The Moon

Crescent Moon. Olympus digital camera, Meade 8" SCT with 25mm eyepiece.
George Moromisato
14 March 2004

Above: Earthshine illuminates the dark side of the moon. This is a composite of two images: a 1/60th second exposure of the crescent moon and a 1 second exposure that captures the night-side of the moon lit by earth light. Both images were taken on February 23rd using an Olympus D-40 digital camera and a Meade 8" SCT with a 25mm eyepiece.

Below: Mare Nectaris on February 25th. Stacked image composed of four 1/8th second exposures. Olympus digital camera, Meade 8" SCT with 9.5mm eyepiece.

I take the moon for granted sometimes.
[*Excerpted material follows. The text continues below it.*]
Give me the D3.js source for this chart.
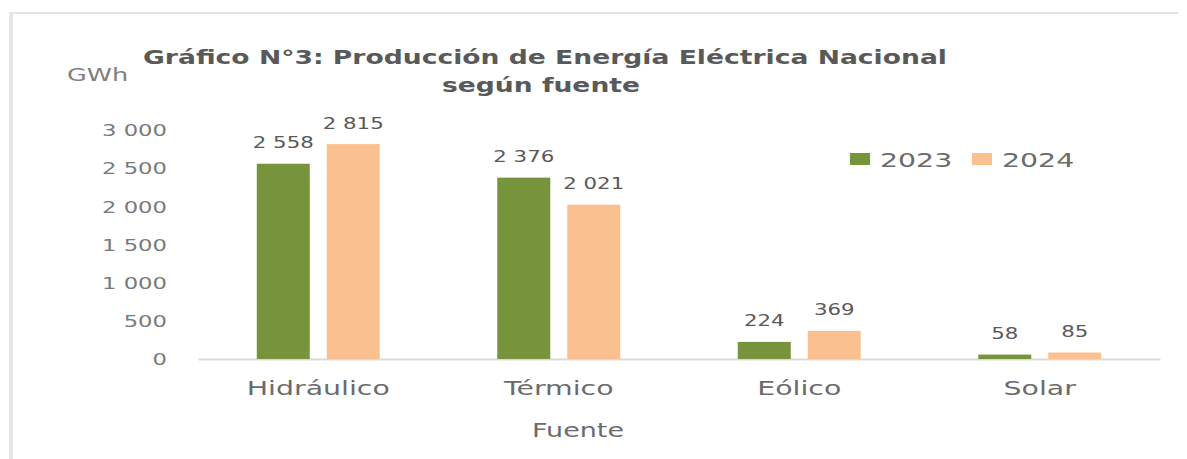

I spend hours trying to take a picture of Mars or Saturn and end up with nothing more than a blurry disk a few hundred pixels across. My 4 megapixel camera ends up using 3.9 million pixels to record the color of deep black space. It's almost enough to make me give up astrophotography and take up a more rewarding hobby—maybe building perpetual motion machines would be less frustrating. But then I remember: The moon!

Only a quarter million miles away, the moon is so close that you can see surface features with the naked eye. With my 8" SCT and a 25mm eyepiece the moon fills the entire field of view and most of my 4 million pixels are recording lunar surface details. It's so easy to take a picture of the moon through a telescope that you can often do it by just holding the camera up to the eyepiece. Try that with Mars and you'll get black frame with a reddish smudge.

In fact, the moon is such an amazing astrophotography target that there is only one reason why I take it for granted: It's nothing but boring craters! Why couldn't the Earth be orbited by an object like Mars? I would give anything to get within a quarter million miles of Mars. A rusty red surface scarred by channels, extinct volcanoes twice as high as Everest, and polar caps waxing and waning with the seasons—there's nothing boring about Mars.

Still, I guess there is something to be said for the barren beauty of the moon. And I suppose it could be a lot worse. When the Voyager probe reached Saturn, the one thing that scientists on Earth were most eager to see was a picture of Titan, Saturn's largest moon, which appears as a bright dot from Earth, even through the best telescopes. Unfortunately, it turns out that Titan is covered in a thick reddish haze and when Voyager finally took that long-awaited picture (from a quarter million miles away) all that the scientists got was a featureless, reddish disk a few hundred pixels across. Not even a single crater was visible.

Mare Nectaris. Olympus digital camera, Meade 8" SCT with 9.5mm eyepiece.